Saca el paquete de emergencia que siempre lleva guardado y se recrea mientras
da la primera calada.
No quiere estar al
lado de los demás, que fuman alegremente celebrando, quizás, alguna buena
noticia. Prefiere estar sola. Le revuelve el estómago saber que hay personas
que no enferman, que se curan y son felices. Sabe que es egoísta, pero no le
importa.
Encuentra un lugar
apartado al doblar la esquina. Solitario y oscuro, como su alma en ese momento.
Allí vuelve a llorar, con una mano en el pecho y mientras exhala humo con
vergüenza.
-¿Por
qué?-grita-¿por qué él?
Toda su cara y
manos están rojas a causa de la pintura. Su cuerpo es un desastre y su mente también; ¿a quien quería engañar?. No ha sabido gestionar su vida desde que se divorció.

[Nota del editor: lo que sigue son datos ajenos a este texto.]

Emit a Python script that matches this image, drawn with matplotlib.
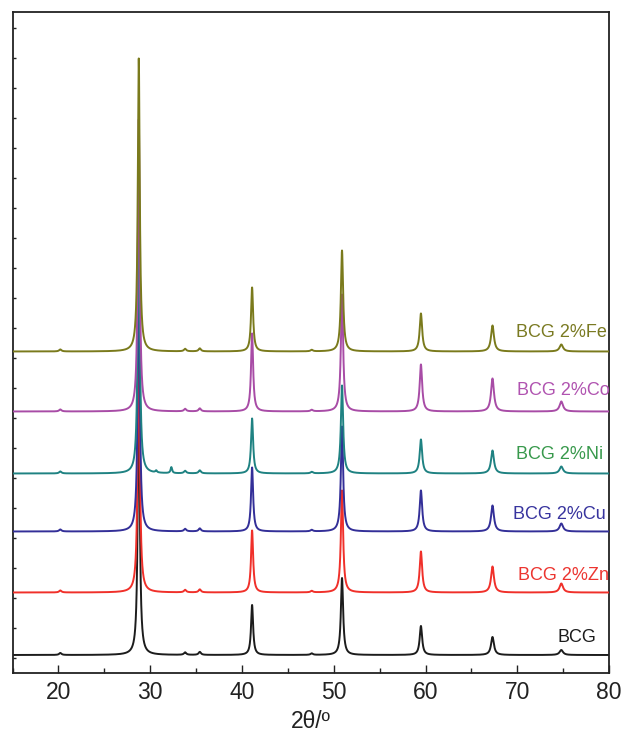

La fuerte y decidida, la fría y segura de sí misma. Era el revestimiento de un
ser hecho pedazos y recompuesto sin orden alguno.
No se percata de
que alguien fuma a su lado, hasta que ve la luz de cigarrillo.
-¿Quién hay ahí?
Un hombre sale de
la oscuridad, es el celador que antes la atendió.
-No se asuste, soy
yo, ¿me recuerda?
Ella asiente pero
su mirada está perdida.
-Hace una bonita
noche ¿verdad?
Lo mira ofendida,
su pequeño está muy enfermo y este hombre se atreve a hablarle de belleza.
-Pues no me importa
y prefiero estar sola.
Ha dejado de llorar
porque su ira puede más. Si su hijo estaba enfermo, nadie podía hablarle de
felicidad. No quería saber que existían personas despreocupadas y ajenas al
sufrimiento.
-Me llamo Manuel,
Manu, para los amigos-y le tiende la mano. Es grande, como él.
Mercedes lo mira
con recelo, quizás aquel hombre no había entendido sus intenciones, pero sus
ojos lo decían todo. Brillaban de furia y desgarro contenido que él parecía no
ver.
Echa su pesado
cuerpo en la pared, a su lado. Ella opta por ignorarlo y mira el cigarrillo,
que se ha consumido en su mano.
-¿Sabe lo que dice
mi madre en días como éste?
Ella lo mira con el
rabillo del ojo. Manuel sonríe con su dientes blancos y perfectos. ¿Qué edad
podría tener?, quizás treinta o treinta cinco, pero parecía tener veinte.
-No me importa su
madre-le responde con desagrado. Deja caer la colilla y se aleja, pero antes de
doblar la esquina puede oír la respuesta.
-Los ángeles te
llaman.
Ella frena en seco
y se vuelve. No puede apenas distinguir la silueta pero sabe que está ahí,
mirándola.
-¿Qué dice?
Él se acerca, con
su bata azul, sus grandes manos y su espléndida sonrisa.
-Cuando las
estrella brillan de esta manera, es la llamada de los ángeles que nos piden
favores. Es lo que me decía mi madre.
Después pasa de
largo y se esfuma entre los familiares que celebran el acontecimiento en la
entrada, mientras ella recuerda el sueño que ha tenido y se pregunta si tendrá
algún significado.
No era nada
espiritual. Materialista y pragmática. No soñaba ni tenía pajaritos en su
cabeza.
-Muy bien amueblada
la tienes-le había dicho siempre su ex.
Esa noche
estuvieron todos juntos en la habitación. Contaron chistes y rieron. Las
enfermeras lo permitieron por la gravedad del tema, pero varias veces les
llamaron la atención.
Cuando el sol
comenzó a invadir la habitación, observó como su familia dormía. Algunos en el
sillón y otros en el suelo. El pequeño Fernando la miró y sonrió, con tal
sinceridad que ella se arrepintió de todo lo dicho y sentido el día anterior. Y
pensó, que a lo mejor los ángeles sí existían y le estaban mandado un mensaje.
Y se aferró a ese
pensamiento como un náufrago lo hace a un salvavidas.